Neural substrates of psychotic-like states and cognitive impairment in a mouse model of schizophrenia and subsequent rescue by antipsychotic drugs

Résumé

This thesis aimed to understand the neural mechanisms underlying distinct symptomatology in schizophrenia, one of the most devastating neuropsychiatric disorders, from a preclinical point of view. A second major objective has been to gain insight into how the current medication affects pathological neural dynamics within the context of psychosis and cognitive impairment. Understanding how the circuit is disrupted in pathological conditions and how it is affected by the current medication may help develop new therapeutic interventions.
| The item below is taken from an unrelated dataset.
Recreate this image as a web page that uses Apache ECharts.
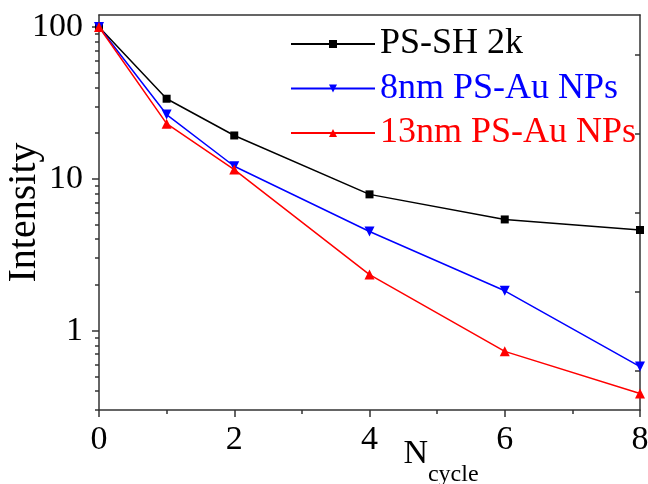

In the present thesis, we investigated the alterations of prefrontal-hippocampal circuits in the phencyclidine (PCP), acute and subchronic, mouse model of schizophrenia and how some of these alterations can be recovered by antipsychotic drugs. We recorded neural activity in the prefrontal cortex and hippocampus of C57BL/6J mice. In the first part of the thesis, we investigated the neural substrates of psychosis-like states induced by acute PCP and the rescuing abilities of antipsychotic drugs or serotonergic agents. In the second part, we investigated the neural substrates of cognitive impairment induced by the subchronic PCP treatment. We also assessed behavioral and neurophysiological rescue by a 14-day treatment with the atypical antipsychotic drug risperidone. Acute administration of PCP produced hyper synchronization of the prefrontal cortex, desynchronization of the hippocampus and disrupted communication of prefrontal-hippocampal pathways. The atypical antipsychotic drugs risperidone and clozapine, but not typical antipsychotic drug haloperidol, reduced PCP-induced prefrontal cortex and cortical-hippocampal hypersynchrony, likely due their greater affinity for serotonin receptors. None of the substances restored hippocampal and circuit desynchronization. Furthermore, subchronic PCP-treated mice showed brain state alterations in gamma oscillations and theta-gamma cross-frequency coupling. Notably, auditory perception, working memory and long-term memory were profoundly impaired in subchronic PCP-treated mice and were accompanied by disrupted prefrontal-hippocampal functional connectivity within theta (4-12 Hz) and gamma (30-100 Hz) ranges. Finally, the chronic risperidone treatment was able to recover memory deficits and auditory perception by correcting key neurophysiological biomarkers, but was unable to restore the basal circuit dynamics.